The choice of vehicle was almost inevitable. While describing his terrifying abduction ordeal in Sri Lanka, political activist Premakumar Gunaratnam said his captors came in a white van.
The Sri Lankan-born Australian citizen says he was grabbed by six to eight gunmen outside his house in Colombo earlier this month, stripped and then “sexually tortured” during his detention that lasted four days.
His colleague and fellow hard-left Marxist dissident Dimuthu Attygalle suffered a similar fate. He was also freed after four days in captivity, shortly after Gunaratnam was kicked out of the country.
Unlike others to have disappeared since the end of the country’s Tamil separatist war in May 2009, they both lived to tell their tales after diplomatic pressure from Australia.
Being “white-vanned” — it has become a verb synonymous with being abducted in Sri Lanka — was a widely reported tactic employed by the security forces to deal with troublesome opponents during the nation’s ethnic war.
However, rights activist groups such as the Hong Kong-based Asian Human Rights Commission (AHRC) say more than 50 people have been kidnapped in the past six months alone, highlighting what they say are continuing abuses on the Indian Ocean island that is re-emerging as a popular holiday destination.
“I believed they were going to kill me after they took me away at gunpoint,” Gunaratnam, 47, told reporters via Skype from Australia after he was deported. “They blindfolded me, tied my wrists and legs and sexually tortured me.”
“I am lucky to be alive and one of the very few to have survived an abduction by security forces. But, this is not a question about me, but about democracy and human rights in Sri Lanka,” he added.
Attygalle, 43, a Sri Lankan national, said she was taken to the same place where Gunaratnam was being tortured.
“They said I should enjoy a comfortable life abroad without doing politics in Sri Lanka,” Attygalle said. “I thought they would kill me, but I told them I expected something like this and that I am not afraid to die.”
She was blindfolded and then later dumped in a Colombo suburb.
“Even after the official announcement of the end of that [Tamil separatist] conflict, there has been no end to abductions,” AHRC said.

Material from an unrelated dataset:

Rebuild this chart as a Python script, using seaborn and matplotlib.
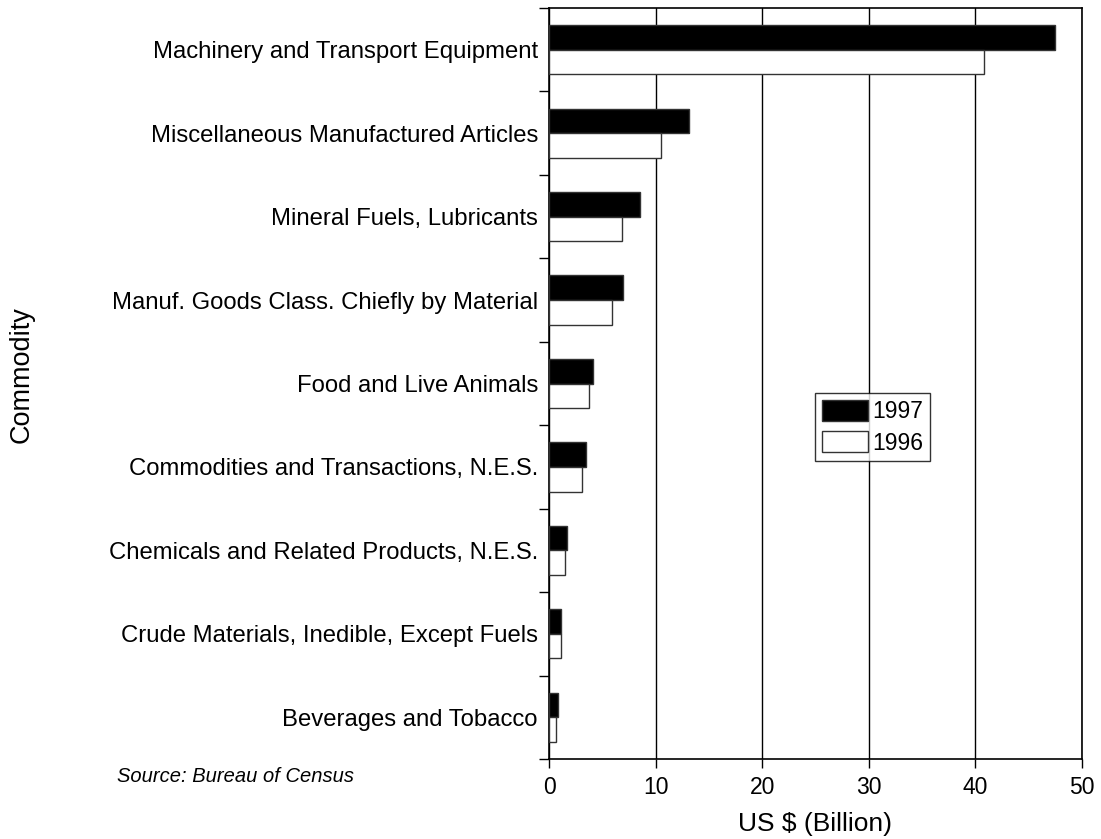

“A tacit policy that the use of abductions may be extended, not only to counter insurgency, but also to the suppression of any opposition to the government, has been followed by all recent governments,” it said.
The AHRC said the only way Sri Lanka could answer allegations of its involvement in the “white van abductions” was by demonstrating “credible action” to stop kidnappings.
The abductions of Gunaratnam and Attygalle came two weeks after the UN Human Rights Council (UNHRC) urged Sri Lanka to probe alleged war crimes committed in the final stages of its war.
“Though the UNHRC called the regime to order ... abductors in white vans have thumbed their noses at the world and continue to ply their trade with impunity,” Kumar David of the South Asia Analysis Group think tank said.
The government denies any involvement in the abductions and says police cannot be expected to prevent criminals using the tactic to settle scores.
Rights groups concede that at least some of the documented abductions are likely to be by criminals taking advantage of the climate of fear and the inability of police to find the perpetrators.